Para el momento en el que hemos conocido tanto el conflicto interior (una posibilidad de adopción) como el exterior (abogar de forma activa por el medioambiente) de Halla, el guion entabla una complicidad directa entre ella y los coros para tomar cartas en el segundo asunto. En esta escena decisiva, ni la banda islandesa ni el coro de mujeres ucranianas canta. Y hay que decirlo: nunca sobra la gestualidad de Halldóra, reconocida como Mejor Actriz en el Festival Internacional de Valladolid del año pasado. Su rostro es orgánico a lo maleable de las expresiones más exageradas o discretas. Si las primeras ocurren en medio de una clase de calentamiento para hacer yoga y las segundas para matizar las diferencias con su hermana gemela Ása, unos y otros gestos valen para retratar un personaje en conflicto consigo misma.
Ahora, si George Steiner nos decía el siglo pasado que la tragedia había muerto al menos desde la perspectiva clásica, no olvidemos que autores de la literatura y el cine han intentado siquiera juntar los pedazos que quedan. Cuesta no pensar en referencias como el Woody Allen de Poderosa afrodita (1996) o el Bergman de El séptimo sello (1957) lanzándonos pistas con leve ironía. Mujer en guerra es otro asomo a lo trágico desde el humor. Las luchas de Halla no se contradicen (en un mundo sobrepoblado, adoptar es la solución), pero al final las condiciones medioambientales la superan. En este sentido, hay un plano general en la película que puede condensar gran parte de la historia. Halla está procediendo con el fin de su plan vandálico. Antes, la detiene la policía. Al fondo hay una gran montaña nublada en la cima. El auto azul de la protagonista está repleto de flores. El pastor alemán de las autoridades ladra por lo que hay en la maleta. Con cierta gracia, Halla reconoce su “mea culpa”: kilos de excremento de gallina como abono (donde se esconden los explosivos). El auto, los tres individuos y el animal están empequeñecidos en contraste con la naturaleza nublada del fondo. En este plano fijo, los tres personajes miden la mitad de lo que mide la montaña. Ello permite mostrar la proporción entre mujer y naturaleza en otras ocasiones posteriores también, así como la voluntad empecinada de ella todavía en lo adverso.

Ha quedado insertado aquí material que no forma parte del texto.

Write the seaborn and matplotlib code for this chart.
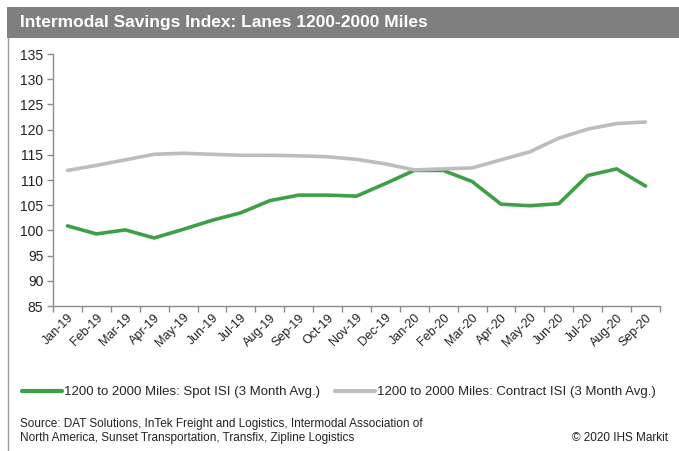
import matplotlib
matplotlib.use("Agg")
import matplotlib.pyplot as plt
from matplotlib.patches import Rectangle
from matplotlib.lines import Line2D
import seaborn as sns
import pandas as pd
import numpy as np

months = ["Jan-19", "Feb-19", "Mar-19", "Apr-19", "May-19", "Jun-19", "Jul-19",
          "Aug-19", "Sep-19", "Oct-19", "Nov-19", "Dec-19", "Jan-20", "Feb-20",
          "Mar-20", "Apr-20", "May-20", "Jun-20", "Jul-20", "Aug-20", "Sep-20"]
spot = [100.9, 99.3, 100.1, 98.5, 100.2, 102.0, 103.5, 105.9, 107.0, 107.0, 106.8,
        109.3, 111.9, 111.9, 109.7, 105.2, 104.9, 105.3, 110.9, 112.2, 108.8]
contract = [111.9, 112.9, 114.0, 115.1, 115.3, 115.1, 114.9, 114.9, 114.8, 114.6, 114.1,
            113.2, 112.0, 112.2, 112.4, 114.0, 115.6, 118.3, 120.1, 121.2, 121.5]
spot_label = "1200 to 2000 Miles: Spot ISI (3 Month Avg.)"
contract_label = "1200 to 2000 Miles: Contract ISI (3 Month Avg.)"
y_ticks = list(range(85, 136, 5))

sns.set_theme(style="white")
plt.rcParams["font.family"] = ["Liberation Sans", "DejaVu Sans"]

df = pd.DataFrame({
    "idx": list(range(len(months))) * 2,
    "value": spot + contract,
    "series": [spot_label] * len(months) + [contract_label] * len(months),
})

green = "#3f9f47"
grey = "#bdbdbd"
palette = {spot_label: green, contract_label: grey}

fig = plt.figure(figsize=(6.79, 4.51), dpi=100)

# header bar and left frame line
fig.patches.append(Rectangle((7 / 679, 1 - 38 / 451), 1, 31 / 451,
                             transform=fig.transFigure, facecolor="#7f7f7f",
                             edgecolor="none", zorder=0))
fig.lines.append(Line2D([7.5 / 679, 7.5 / 679], [0, 1 - 38 / 451],
                        transform=fig.transFigure, color="#9a9a9a", lw=1.0))
fig.text(20 / 679, 1 - 23 / 451, "Intermodal Savings Index: Lanes 1200-2000 Miles",
         color="white", fontsize=12.5, fontweight="bold", va="center", ha="left")

ax = fig.add_axes([53 / 679, 1 - 306 / 451, 607 / 679, 252 / 451])
sns.lineplot(data=df, x="idx", y="value", hue="series", palette=palette,
             hue_order=[spot_label, contract_label], linewidth=2.6,
             legend=False, ax=ax)

ax.set_xlim(-0.5, len(months) - 0.5)
ax.set_ylim(85, 135)
ax.set_yticks(y_ticks)
ax.set_yticklabels([str(t) for t in y_ticks], fontsize=10, color="#222222")
ax.set_xticks(np.arange(len(months)))
ax.set_xticklabels(months, rotation=45, ha="right", rotation_mode="anchor",
                   fontsize=9, color="#222222")
ax.set_xticks(np.arange(-0.5, len(months)), minor=True)
ax.tick_params(axis="x", which="major", length=0, pad=4)
ax.tick_params(axis="x", which="minor", length=4, width=1, color="#8c8c8c",
               direction="out", bottom=True)
ax.tick_params(axis="y", length=4, width=1, color="#8c8c8c", direction="out",
               left=True, pad=3)
ax.set_xlabel("")
ax.set_ylabel("")
for side in ["top", "right"]:
    ax.spines[side].set_visible(False)
for side in ["left", "bottom"]:
    ax.spines[side].set_color("#8c8c8c")
    ax.spines[side].set_linewidth(1.0)

# legend row
handles = [Line2D([], [], color=green, lw=3), Line2D([], [], color=grey, lw=3)]
fig.legend(handles, [spot_label, contract_label], loc="center left",
           bbox_to_anchor=(22 / 679, 1 - 392 / 451), ncol=2, frameon=False,
           fontsize=9.5, handlelength=3.0, handletextpad=0.15, columnspacing=1.2,
           borderaxespad=0, borderpad=0)

fig.text(20 / 679, 1 - 424 / 451,
         "Source: DAT Solutions, InTek Freight and Logistics, Intermodal Association of",
         fontsize=8.5, va="center", ha="left", color="#222222")
fig.text(20 / 679, 1 - 438 / 451,
         "North America, Sunset Transportation, Transfix, Zipline Logistics",
         fontsize=8.5, va="center", ha="left", color="#222222")
fig.text(668 / 679, 1 - 438 / 451, "\u00a9 2020 IHS Markit",
         fontsize=8.5, va="center", ha="right", color="#222222")

fig.savefig("out.png", dpi=100)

Al final, Mujer en guerra está manejando la idea de la otredad en cuatro niveles: la mujer islandesa (Halla) que adopta a una niña ucraniana (Nika), las dos gemelas (Halla y Ása), los dos países (Islandia y Ucrania) y los dos ciudadanos (islandesa y colombiano). Si bien este último nivel empobrece la ecuación (un extranjero retratado escuetamente que aparece cada tanto como chiste para la trama), las otras tres dicotomías se resuelven con claridad. Adoptar es la forma que tiene Halla para formar otra vida. Cada gemela tiene una búsqueda y el intercambio final de una por otra es sólo un giro en la búsqueda de ambas, no una facilidad de la trama. Y cada país, reflejado en los coros, hace música junto a los otros en sus últimas dos participaciones, a manera de engranar los sentidos personales y ciudadanos de la heroína. En el final, a la película tampoco le interesa entramparse en si los accidentes de la vida son manifestaciones del destino. Más bien le permite a su protagonista sostener con paso firme sus luchas para nada nimias y comprometer al ser humano en las consecuencias de sus actos sin caer en lo aleccionador.